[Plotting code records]

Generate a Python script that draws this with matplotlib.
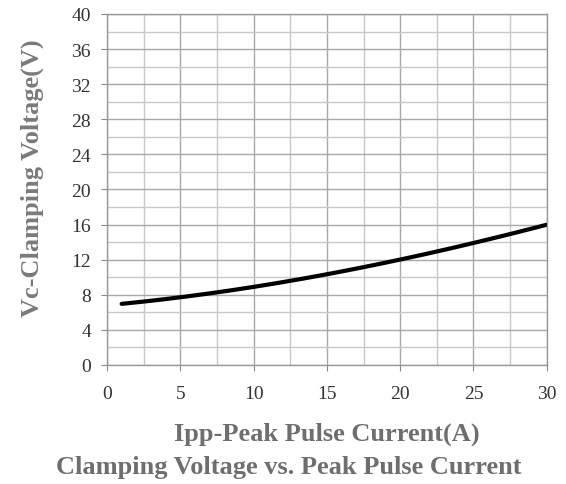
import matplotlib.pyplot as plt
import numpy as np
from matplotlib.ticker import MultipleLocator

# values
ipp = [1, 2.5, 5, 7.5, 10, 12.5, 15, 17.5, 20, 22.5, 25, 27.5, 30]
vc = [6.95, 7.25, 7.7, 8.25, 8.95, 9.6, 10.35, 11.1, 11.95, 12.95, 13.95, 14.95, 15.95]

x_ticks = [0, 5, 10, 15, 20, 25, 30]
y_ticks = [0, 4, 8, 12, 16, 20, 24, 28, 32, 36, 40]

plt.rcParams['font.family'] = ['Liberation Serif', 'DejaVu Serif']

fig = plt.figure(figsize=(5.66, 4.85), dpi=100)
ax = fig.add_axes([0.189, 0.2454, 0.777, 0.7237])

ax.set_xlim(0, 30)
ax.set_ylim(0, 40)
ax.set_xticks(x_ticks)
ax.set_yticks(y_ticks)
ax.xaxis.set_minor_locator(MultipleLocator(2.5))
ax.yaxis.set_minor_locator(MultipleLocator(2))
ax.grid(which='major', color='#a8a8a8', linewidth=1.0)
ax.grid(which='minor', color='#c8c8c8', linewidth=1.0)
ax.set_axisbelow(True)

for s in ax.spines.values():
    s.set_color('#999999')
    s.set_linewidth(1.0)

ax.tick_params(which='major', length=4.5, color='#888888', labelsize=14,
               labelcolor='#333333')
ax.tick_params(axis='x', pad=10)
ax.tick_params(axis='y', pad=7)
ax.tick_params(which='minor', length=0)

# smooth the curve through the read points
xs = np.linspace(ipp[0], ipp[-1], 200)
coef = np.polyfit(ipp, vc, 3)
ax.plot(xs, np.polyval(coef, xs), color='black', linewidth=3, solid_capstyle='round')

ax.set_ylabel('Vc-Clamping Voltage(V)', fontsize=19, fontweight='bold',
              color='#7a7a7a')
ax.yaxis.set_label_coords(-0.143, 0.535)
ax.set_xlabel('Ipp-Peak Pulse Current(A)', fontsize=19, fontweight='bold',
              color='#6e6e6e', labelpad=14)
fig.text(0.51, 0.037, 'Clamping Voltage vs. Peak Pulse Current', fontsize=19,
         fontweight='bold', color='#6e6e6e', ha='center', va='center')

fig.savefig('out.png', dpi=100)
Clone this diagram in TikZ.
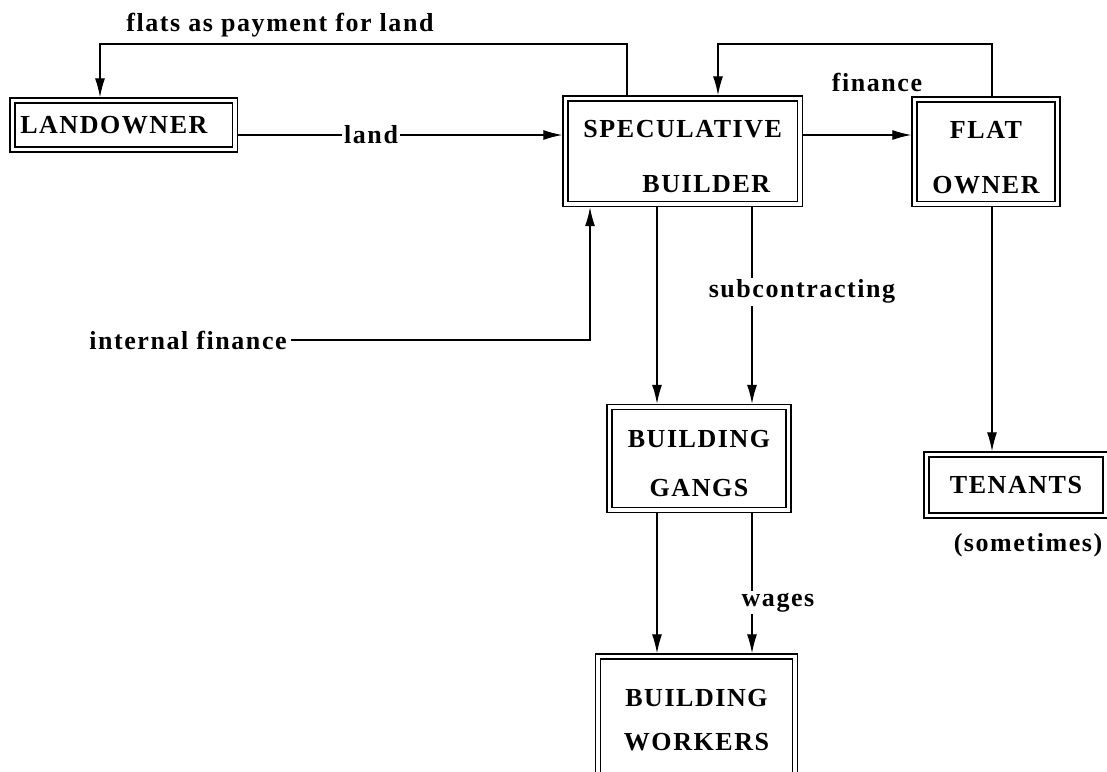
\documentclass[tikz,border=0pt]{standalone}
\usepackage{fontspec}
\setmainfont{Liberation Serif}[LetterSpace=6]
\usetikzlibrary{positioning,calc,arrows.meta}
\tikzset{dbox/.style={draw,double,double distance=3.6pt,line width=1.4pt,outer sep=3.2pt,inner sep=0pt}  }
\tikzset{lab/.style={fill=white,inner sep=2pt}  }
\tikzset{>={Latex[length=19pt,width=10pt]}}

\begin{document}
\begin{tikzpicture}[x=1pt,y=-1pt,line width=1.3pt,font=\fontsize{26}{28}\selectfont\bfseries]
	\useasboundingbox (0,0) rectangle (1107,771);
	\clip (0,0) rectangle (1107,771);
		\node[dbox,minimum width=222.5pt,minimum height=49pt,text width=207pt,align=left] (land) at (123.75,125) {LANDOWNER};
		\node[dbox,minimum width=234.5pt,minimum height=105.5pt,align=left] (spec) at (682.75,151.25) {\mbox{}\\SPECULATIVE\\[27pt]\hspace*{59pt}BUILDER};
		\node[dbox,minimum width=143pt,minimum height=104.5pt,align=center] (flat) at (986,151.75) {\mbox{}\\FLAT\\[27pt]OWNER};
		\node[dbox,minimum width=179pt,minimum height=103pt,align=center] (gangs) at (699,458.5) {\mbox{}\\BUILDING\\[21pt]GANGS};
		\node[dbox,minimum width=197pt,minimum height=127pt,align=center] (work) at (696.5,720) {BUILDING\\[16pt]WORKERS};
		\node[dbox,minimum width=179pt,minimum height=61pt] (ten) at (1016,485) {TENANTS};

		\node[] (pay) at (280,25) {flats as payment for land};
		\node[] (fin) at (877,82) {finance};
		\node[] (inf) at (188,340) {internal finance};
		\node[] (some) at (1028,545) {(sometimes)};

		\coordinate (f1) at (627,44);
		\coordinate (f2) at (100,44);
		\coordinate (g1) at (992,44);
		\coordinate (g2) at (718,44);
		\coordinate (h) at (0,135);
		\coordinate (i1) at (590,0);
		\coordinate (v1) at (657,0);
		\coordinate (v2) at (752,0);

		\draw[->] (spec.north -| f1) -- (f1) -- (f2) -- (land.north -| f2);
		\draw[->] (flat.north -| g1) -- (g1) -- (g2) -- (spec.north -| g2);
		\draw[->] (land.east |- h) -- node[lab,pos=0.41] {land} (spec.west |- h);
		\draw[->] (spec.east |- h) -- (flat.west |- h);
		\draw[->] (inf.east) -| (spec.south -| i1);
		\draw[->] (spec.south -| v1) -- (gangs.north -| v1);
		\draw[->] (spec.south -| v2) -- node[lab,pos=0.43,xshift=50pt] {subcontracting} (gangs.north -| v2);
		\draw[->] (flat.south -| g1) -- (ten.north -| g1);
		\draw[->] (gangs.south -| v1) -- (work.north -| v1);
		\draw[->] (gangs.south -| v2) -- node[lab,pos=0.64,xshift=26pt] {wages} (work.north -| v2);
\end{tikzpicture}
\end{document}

**WHAT TO DO**.
From the first line of the material down to the line containing "from matplotlib.ticker import MultipleLocator", inclusive, return each line exactly, skipping any picture.

**SOLVED EXERCISE**.
Generate a Python script that draws this with matplotlib.
import matplotlib.pyplot as plt
import numpy as np
from matplotlib.ticker import MultipleLocator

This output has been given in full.